The computed features would be a list of list (one for each atom in the molecule) with the concatenated one-hot encoding of the features. For CH4, it would be
{
'physicsml_atom_features': [
[...], # C features
[...], # H features
[...], # H features
[...], # H features
[...], # H features
]
}
Warning
We do not guarantee that the molecules being featurised have correct, sanitised atom features. That is the user’s responsibility.
bond_features
#
We also optionally provide a way to compute bond features which can be concatenated to edge features later on in the models. There are a few to choose from:
'order'
: The order of the bond'stereo'
: The stereochemistry of the bond'is_in_ring'
: Whether the bond is in a ring'is_chiral'
: Whether the bond is chiral'is_rotatable'
: Whether the bond is rotatable
You can specify any or all of these features as a list.
Note
You do not have to worry about the order of the strings in the list, the featuriser will order them alphabetically for you.

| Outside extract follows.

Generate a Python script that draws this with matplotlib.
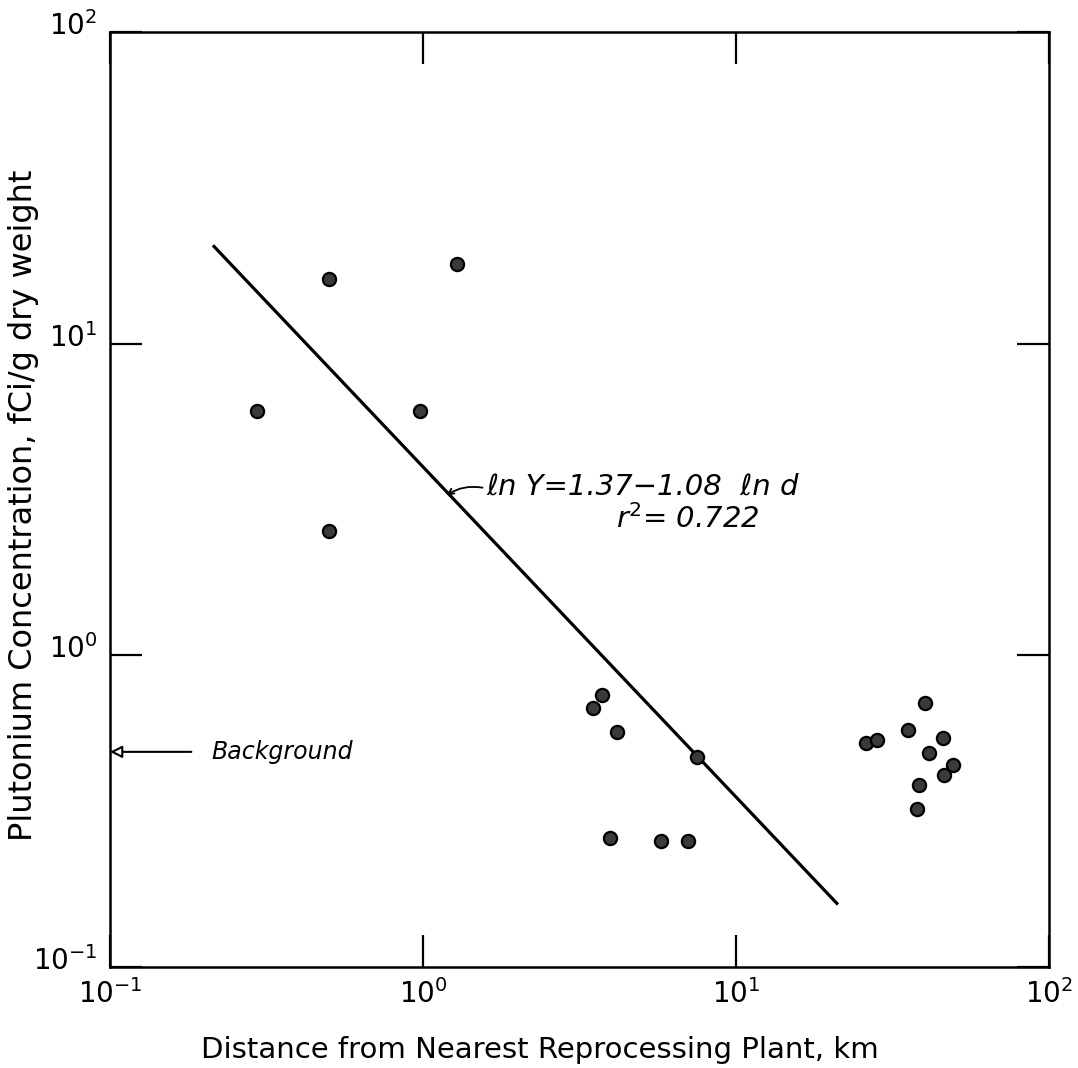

The computed features would be sparsely encoded as a list of list (one for each bond in the molecule) with the concatenated one-hot encoding of the features and the list of bond indices. For CH4, it would be
{
'physicsml_bond_idxs': [
[0, 1],
[0, 2],
[0, 3],
[0, 4],
],
'physicsml_bond_features': [
[...], # C-H (0, 1) features
[...], # C-H (0, 2) features
[...], # C-H (0, 3) features
[...], # C-H (0, 4) features
]
}
Warning
We do not guarantee that the molecules being featurised have correct, sanitised bond features. That is the user’s responsibility.
Important
If bond_features
are computed and specified in the model config, then edge features (notice, edge not bond) will be created
for all the edges in the input graph. The edges which are bona fide bonds will use the features computed here. The edges which
are not bonds will use a feature vector of zeros with the same dimension as the bond_features
.
backend
#
We provide multiple backends for computing and extracting features. Currently, we support rdkit
(public, free)
and openeye
(proprietary, paid).
Warning
Make sure that you load the datasets and featurise them with the same backend!